Russo came up with the idea when she was taking lessons from renowned San Jose quilter Therese May several years ago.
The standard setup of feng shui principles, the baqua, is divided into nine areas--wealth, fame, relationships, health and family, children and creativity, knowledge, career, helpful people as well as the calming center, chi. Russo considered the baqua an ideal way to incorporate the principles into the basic nine-patch quilting pattern.
May, who in her work often uses traditional quilts as an expressive medium, thought Russo's idea would hit home.
"It was kind of an inspirational moment," May says. "It was a perfect melding of two things that came naturally."
The main idea, Russo says, is for a quilter to reflect on a baqua area that she would like to improve in her personal life and to translate her wishes into the quilt through the use and placement of symbols and colors.

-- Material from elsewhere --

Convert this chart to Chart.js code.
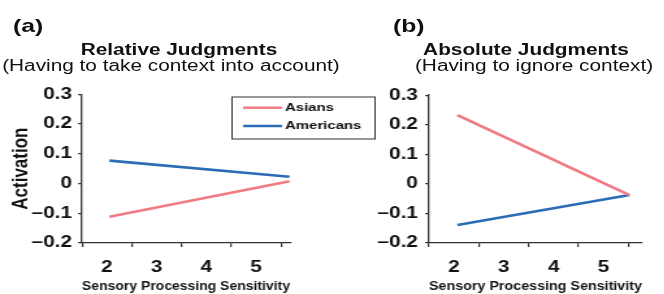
<!DOCTYPE html>
<html><head><meta charset="utf-8">
<script src="https://cdn.jsdelivr.net/npm/chart.js@4/dist/chart.umd.min.js"></script>
<style>
html,body{margin:0;padding:0;background:#fff;overflow:hidden;width:664px;height:294px;}
#wrap{position:absolute;left:0;top:0;width:510.77px;height:294px;transform:scaleX(1.3);transform-origin:0 0;font-family:"Liberation Sans",Arial,sans-serif;color:#111;}
.t{position:absolute;white-space:nowrap;line-height:1;}
canvas{position:absolute;}
</style></head><body>
<div id="wrap">
  <div class="t" style="left:10px;top:15.5px;font-size:19px;font-weight:bold">(a)</div>
  <div class="t" style="left:37.7px;width:200px;text-align:center;top:41.8px;font-size:16px;font-weight:bold">Relative Judgments</div>
  <div class="t" style="left:-18.5px;width:300px;text-align:center;top:58.3px;font-size:16px;">(Having to take context into account)</div>
  <div class="t" style="left:302.3px;top:15.5px;font-size:19px;font-weight:bold">(b)</div>
  <div class="t" style="left:304.6px;width:200px;text-align:center;top:41.8px;font-size:16px;font-weight:bold">Absolute Judgments</div>
  <div class="t" style="left:290.8px;width:240px;text-align:center;top:58.3px;font-size:16px;">(Having to ignore context)</div>
  <canvas id="cA" width="300" height="214" style="left:0;top:80px;width:300px;height:214px"></canvas>
  <canvas id="cB" width="241" height="214" style="left:270px;top:80px;width:241px;height:214px"></canvas>
</div>
<script>
// ---- data ----
const yTicks = [-0.2, -0.1, 0, 0.1, 0.2, 0.3];
const xTickValues = [1.5, 2, 2.5, 3, 3.5, 4, 4.5, 5, 5.5];
const seriesNames = ['Asians', 'Americans'];
const relSPS = [2.05, 5.67];
const relAsians = [-0.112, 0.008];
const relAmericans = [0.077, 0.023];
const absSPS = [2.07, 5.52];
const absAsians = [0.232, -0.038];
const absAmericans = [-0.139, -0.038];

const seriesColors = ['#f07a83', '#2b6cb5'];
const FONT = '"Liberation Sans", Arial, sans-serif';
Chart.defaults.font.family = FONT;
Chart.defaults.color = '#111';

const boxLegend = {
  id: 'boxLegend',
  afterDraw(chart, args, o) {
    const ctx = chart.ctx;
    ctx.save();
    ctx.fillStyle = '#fff';
    ctx.fillRect(o.x, o.y, o.w, o.h);
    ctx.strokeStyle = '#333';
    ctx.lineWidth = 1;
    ctx.strokeRect(o.x, o.y, o.w, o.h);
    chart.data.datasets.forEach((ds, i) => {
      const yy = o.y + o.first + i * o.gap;
      ctx.strokeStyle = ds.borderColor;
      ctx.lineWidth = 2.5;
      ctx.beginPath();
      ctx.moveTo(o.x + o.lx0, yy);
      ctx.lineTo(o.x + o.lx1, yy);
      ctx.stroke();
      ctx.fillStyle = '#111';
      ctx.font = 'bold 11.5px ' + FONT;
      ctx.textBaseline = 'middle';
      ctx.textAlign = 'left';
      ctx.fillText(ds.label, o.x + o.tx, yy);
    });
    ctx.restore();
  }
};

function pts(xs, ys) { return xs.map((x, i) => ({ x: x, y: ys[i] })); }

function makeChart(id, xs, s1, s2, cfg) {
  const plugins = cfg.legend ? [boxLegend] : [];
  return new Chart(document.getElementById(id), {
    type: 'line',
    data: {
      datasets: [
        { label: seriesNames[0], data: pts(xs, s1), borderColor: seriesColors[0], borderWidth: 2.6, pointRadius: 0, fill: false },
        { label: seriesNames[1], data: pts(xs, s2), borderColor: seriesColors[1], borderWidth: 2.6, pointRadius: 0, fill: false }
      ]
    },
    plugins: plugins,
    options: {
      responsive: false,
      animation: false,
      layout: { padding: { top: cfg.padTop, right: cfg.padRight, left: 0, bottom: 0 } },
      plugins: {
        legend: { display: false },
        tooltip: { enabled: false },
        boxLegend: cfg.legend || {}
      },
      scales: {
        x: {
          type: 'linear',
          min: 1.5,
          max: cfg.xMax,
          afterBuildTicks: s => { s.ticks = xTickValues.map(v => ({ value: v })); },
          afterFit: s => { s.height = 51; },
          border: { display: true, color: '#333', width: 1.3 },
          grid: {
            drawOnChartArea: false, drawTicks: true, tickLength: 4, lineWidth: 1.2,
            color: c => (c.tick && Number.isInteger(c.tick.value)) ? 'rgba(0,0,0,0)' : '#333'
          },
          ticks: {
            autoSkip: false, maxRotation: 0, padding: 10.5,
            font: { size: 16, weight: 'bold' }, color: '#111',
            callback: v => Number.isInteger(v) ? String(v) : ''
          },
          title: { display: true, text: 'Sensory Processing Sensitivity', font: { size: 13, weight: 'bold' }, color: '#111', padding: { top: 0, bottom: 0 } }
        },
        y: {
          min: -0.2,
          max: 0.3,
          afterBuildTicks: s => { s.ticks = yTicks.map(v => ({ value: v })); },
          afterFit: s => { s.width = cfg.yWidth; },
          border: { display: true, color: '#333', width: 1.3 },
          grid: { drawOnChartArea: false, drawTicks: true, tickLength: 3, color: '#333', lineWidth: 1.2 },
          ticks: {
            padding: cfg.yPad,
            font: { size: 16, weight: 'bold' }, color: '#111',
            callback: v => { const r = Math.round(v * 10) / 10; return r < 0 ? '\u2013' + Math.abs(r) : String(r); }
          },
          title: { display: cfg.yTitle, text: 'Activation', font: { size: 17, weight: 'bold' }, color: '#111', padding: { top: 6, bottom: 0 } }
        }
      }
    }
  });
}

makeChart('cA', relSPS, relAsians, relAmericans, {
  xMax: 5.68, yWidth: 63.1, padRight: 76.9, padTop: 11, yPad: 4.7, yTitle: true,
  legend: { x: 178.5, y: 17, w: 110, h: 42, first: 10.7, gap: 18.3, lx0: 8.4, lx1: 38.4, tx: 40.7 }
});
makeChart('cB', absSPS, absAsians, absAmericans, {
  xMax: 5.77, yWidth: 60, padRight: 17.2, padTop: 10.5, yPad: 5.5, yTitle: false,
  legend: null
});
</script>
</body></html>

"It's kind of like a Tibetan prayer quilt," says Russo, emphasizing that the idea is not necessarily to wish for material things, but for self-improvement.
Sylvia Karp, assistant principal at the Central County Occupational Center, part of the Metropolitan Education system, adopted Russo's classes into the fall program. Russo's unique approach to the quilting class intrigued Karp.
"The feng shui quilting class puts a very interesting package around a basic quilting class," Karp says. "I thought it would attract people who wanted to look at quilting through a different perspective."
If Russo's classes resonate well with the community, Karp says they will be kept as part of the schedule.
Russo hopes the passion she discovered 20 years ago can be passed on to her students through the smoothing properties of herbs and teas and creation of quilts.